A portrait of the Lorenz system.That being said, implementing IRs based on chaotic dynamical systems in MATLAB is easy enough and does give interesting results. What follows is a musical example of a piano processed with a Lorenz-based reverb. This IR included post-processing in the form of dynamic compression (indeed, you can compress IRs, it's sometimes very useful). Notice the 'liquid' aspect of the reverb.

Here is the piano, in its dry state:

[Audio sample: Sample_Piano_Dry.wav]

And now the same piano, with the Lorenz-based reverb.

[Audio sample: Sample_Piano_Lorenz.wav]

There are many chaotic dynamical systems available.

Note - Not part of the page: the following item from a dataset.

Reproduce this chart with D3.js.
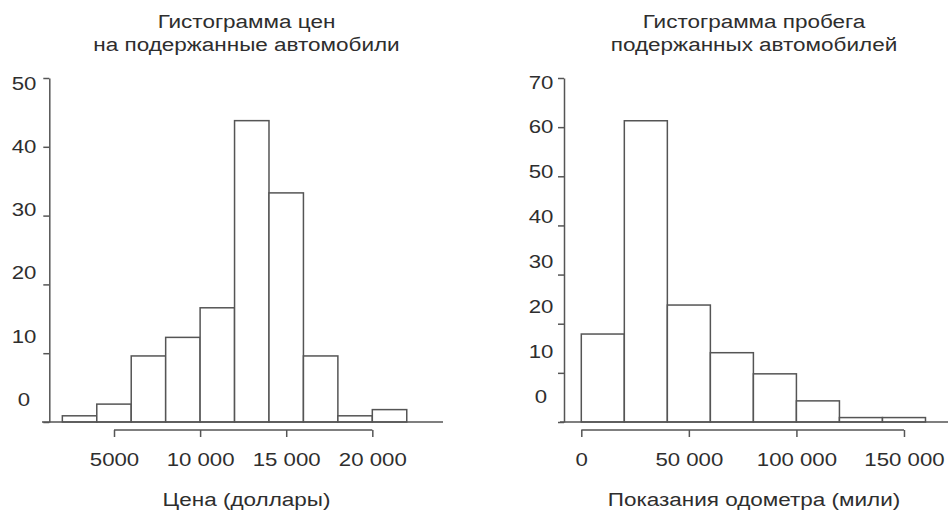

Let's take the so-called Duffing model, for instance. It's a two-variable system defined by the following equations:

(1) x' = y

(2) y' = ax - bx^3 -cy + Acos(wt)

It's indeed a very simple system, and it can feature extraordinarily complicated dynamics, as shown on the space phase representation below. For comparison, be aware that the space phase of a sinusoid is a plain circle.

A portrait of the Duffing system.Following are three examples of Duffing IRs taken randomly from a large list of MATLAB-generated files. Notice that except for volume normalisation and a bit of fading out, those IRs are really what is generated by MATLAB, no EQs or post-processing.

[Audio example: Example_DuffAsymAmbs_Light_3.50.wav]

[Corresponding IR: IR_DuffAsymAmbs_Light_3.50.wav]

[Audio example: Example_Duffing_8000_X1.5.wav]

[Corresponding IR: IR_Duffing_8000_X1.5.wav]

[Audio example: Example_Duffing_32000_X2.1.wav]

[Corresponding IR: IR_Duffing_32000_X2.1.wav]

Chaotic dynamical systems can provide an infinite variety of timbre in terms of impulse responses. Following is a model of the MATLAB code required to produce mono Duffing IRs. Actual code may include tweakings that could make it longer.

(A1) function [] = create_duffing() % the main function

(A2) global gamma omega epsilon GAM OMEG % declaration of global variables

(A3) gamma=0.1; omega=1; epsilon=0.25; OMEG=2; % system paramaters

(A4) length = 16000 ; % IR length settings in samples

(A5) [t x]=ode45(@A_duffing,0:2*pi/OMEG/50:length,[0 1]); % actual system calculation

(A6) X = x(:,1); % retrieval of one of the variables

(A7) XF = fft(X); % FFT

(A8) XF = XF(1:length(XF)/2); % takes the first half of FFT

(A9) X = real(XF).^2 + imag(XF).^2; % calculates the power spectrum

(A10) wavwrite(X,44100,24,'filename.wav'); % writes the file

(A11) end % closes the function

(B1) function xdot=duffing(t,x) % the system function

(B2) global gamma omega epsilon GAM OMEG % declaration of global variables

(B3) xdot(1)=-gamma*x(1)+omega^2*x(2)-epsilon*x(2)^3+GAM*cos(OMEG*t); % system equation, line 1

(B4) xdot(2)=x(1); % system equation, line 2

(B5) xdot=xdot'; % system equation, line 3

(B6) end % closes the function

Notice that in line A6, we choose one of the two system variables. In line A9, we reduce the two dimensions of the spectrum into one, by calculating the power spectrum from imaginary and real parts. We could have kept the two variables, and then for each variable, the two dimensions of the spectrum: that would have created four-channel, true stereo-to-stereo IRs.

I hope this article has encouraged you to investigate the potential of MATLAB and similar programs as sources of impulse responses. Happy experimenting!